Paula in the lava cave

Huge lava cave

Paula posing for me

One of the openings in the ceiling allowing sunlight to pierce the caves darkness

We finished our Etna trek around 5pm and had gelato at a restaurant in Randazzo. Then we drove back to Castiglia de Sicily and had dinner and wine at a small traditional eatery near our guesthouse located at the top of the Hilltown. After dinner we walked the old cobblestoned streets imagining the history of the little town among its crumbling facades. 

Driving Around Mount Etna to Adrano

We slept in for the first time on the trip and had a relaxing breakfast. The day was forecasted for rain and the forecast didn’t lie.
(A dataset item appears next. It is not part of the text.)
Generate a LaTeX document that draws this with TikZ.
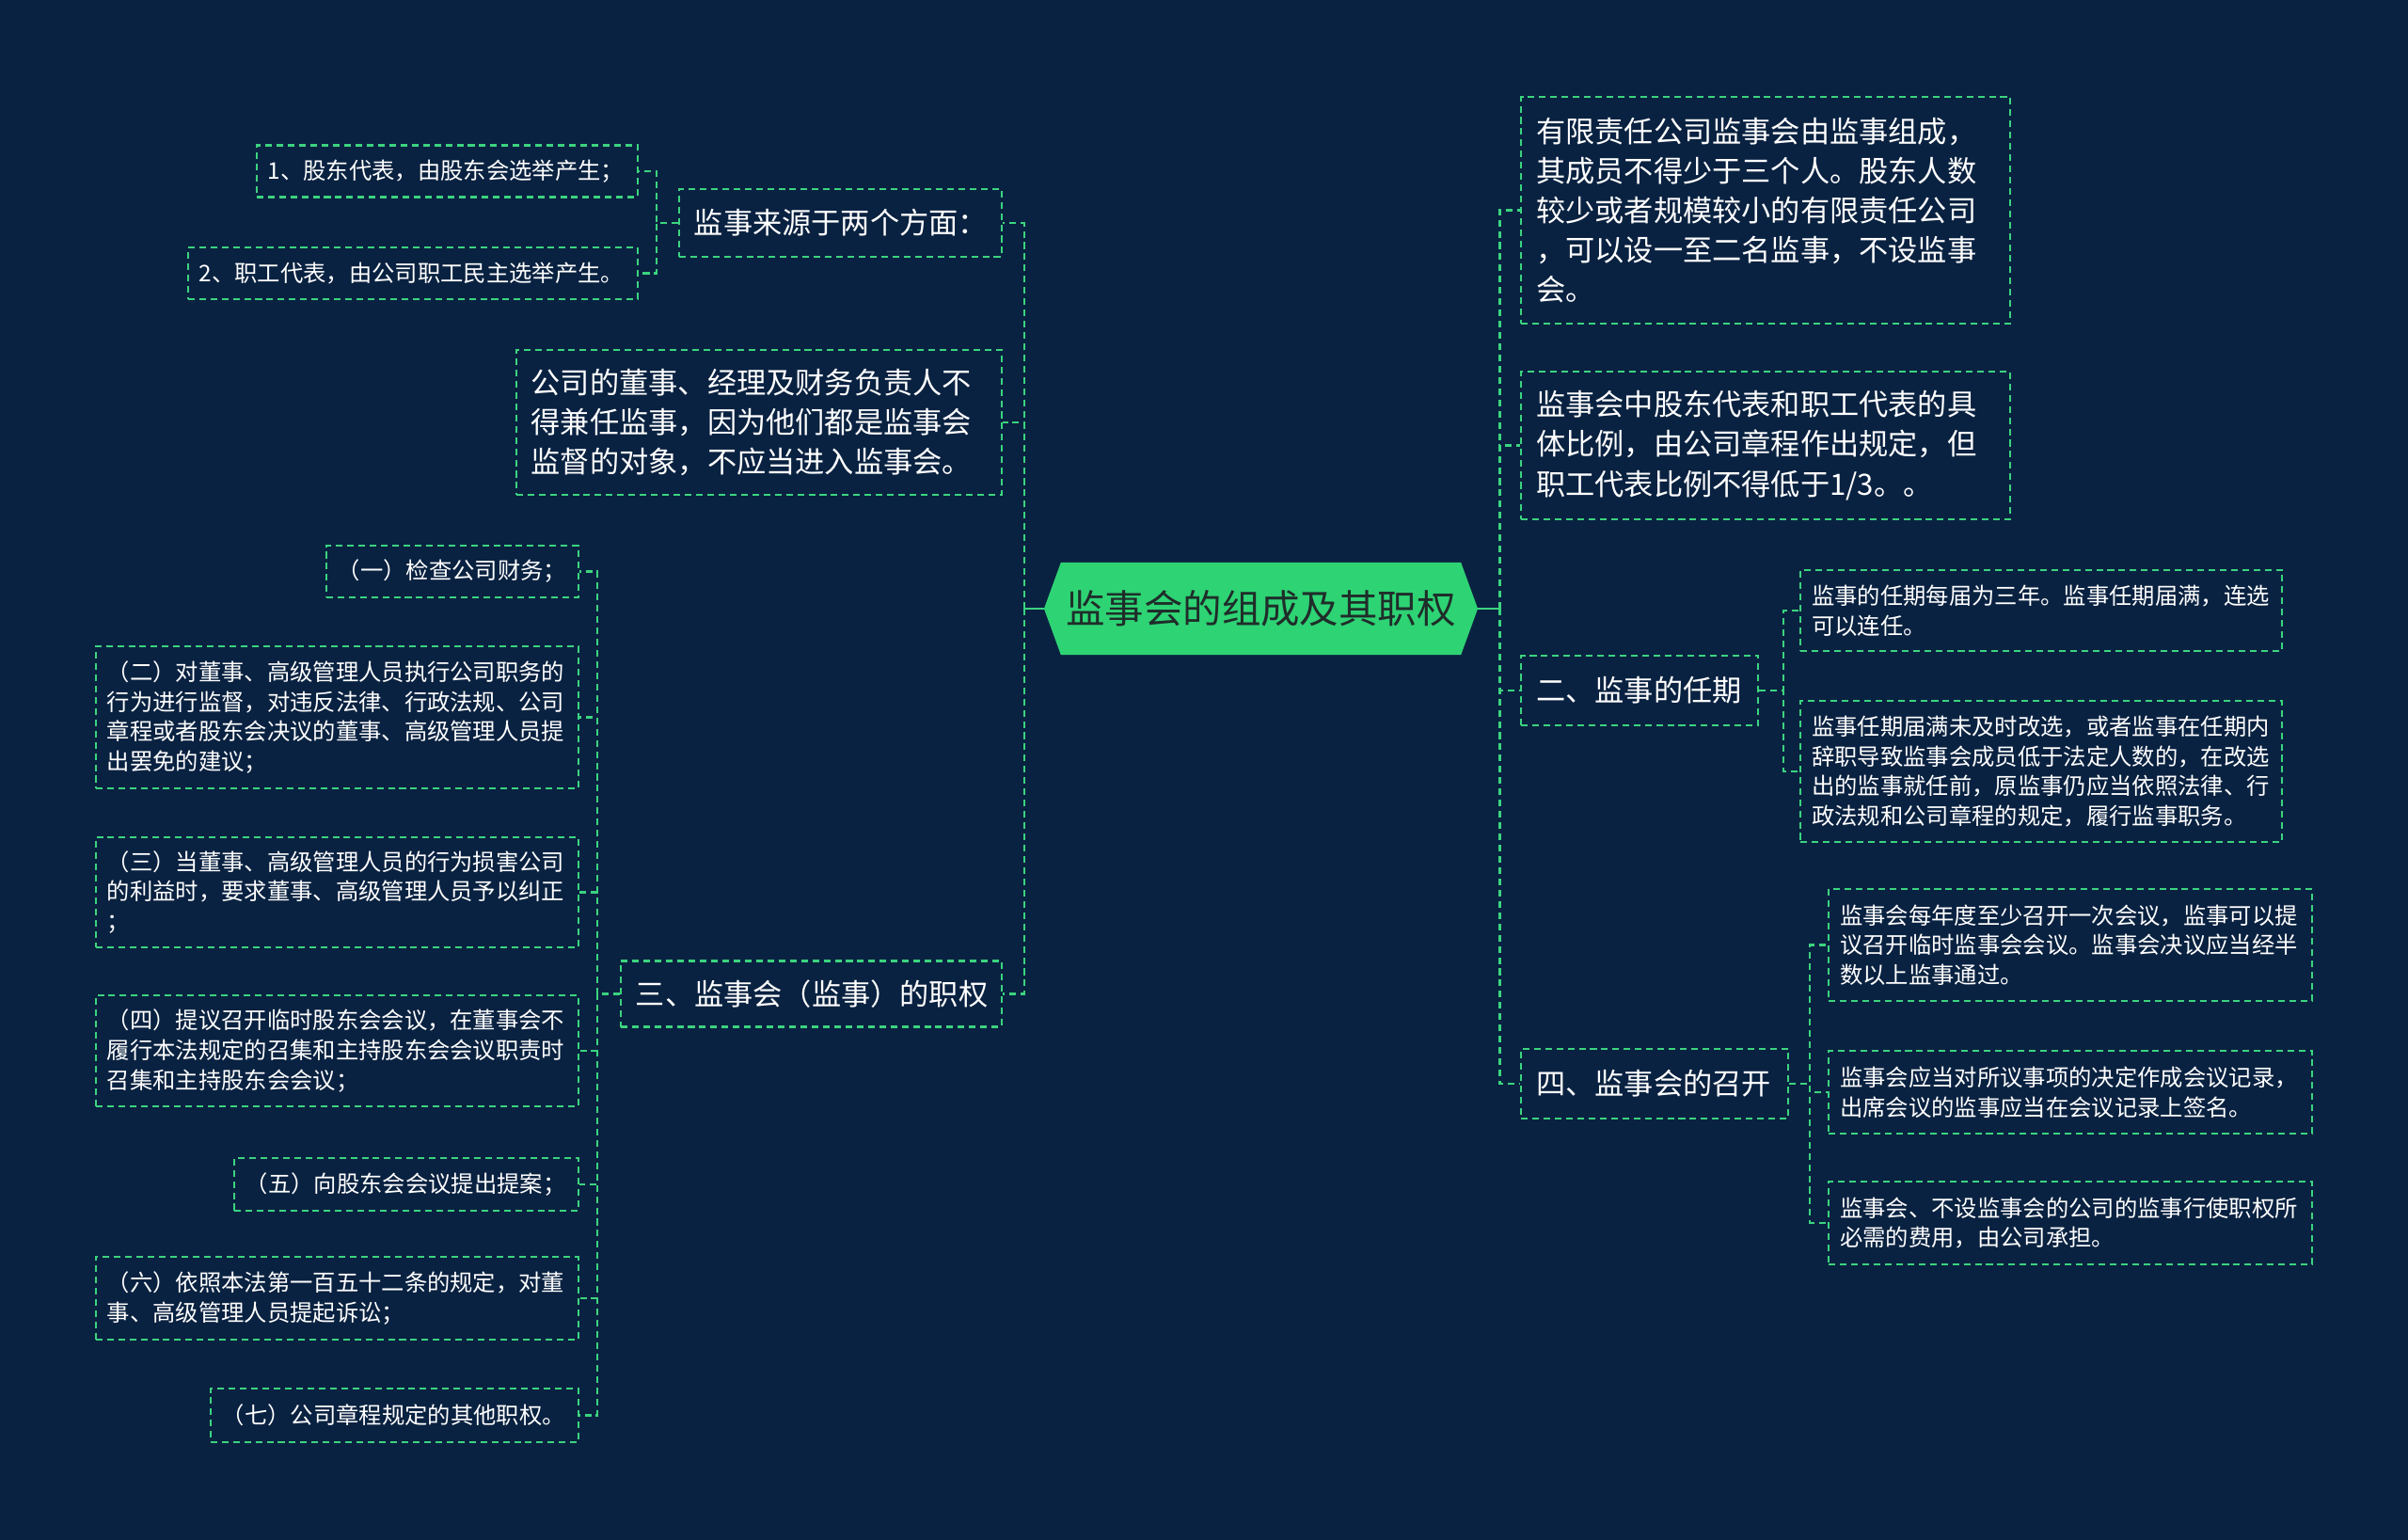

My plan to drive a few hours to a 2000-year-old Greek necropolis on the south end of the island and do a lot of hiking but this plan was foiled by the rain so instead we decided to drive slowly around Mount Etna visiting the small villages in its fray. We ended up spending the afternoon in the old medieval city of Adrano, where we walked along its old churches, and drove to the hilltop in town where a Norman era tower stands overlooking the city with sweeping views of the church domes below and Mount Etna in the distance. Also on the hilltop was an old creepy cemetery with abandoned tombs that like the bodies inside were decaying and in the process of being removed by father time.

Village made of lava rock

Adrano Town

Norman Castle in Adrano

Tomn in Adrano

Adrano Crypts

Abandoned Farmhouses

On our way to the airport for our evening flight to Malta, I caught a glimpse of an abandoned farmhouse in an olive tree grove. Without hesitation, I whipped off the road and left the car in park while I raced off to explore the farmhouse. I live for moments like these. The building looked beautiful, and I wanted badly to get to it before the sunset. I had to hop a few walls, and fences and trudge across field but I arrived, and the beautiful old building was not in good shape. I’m not sure how old it was but it appeared to be from as old if not older than the 1800’s and there was a lot of beauty that remained in its old state of decay.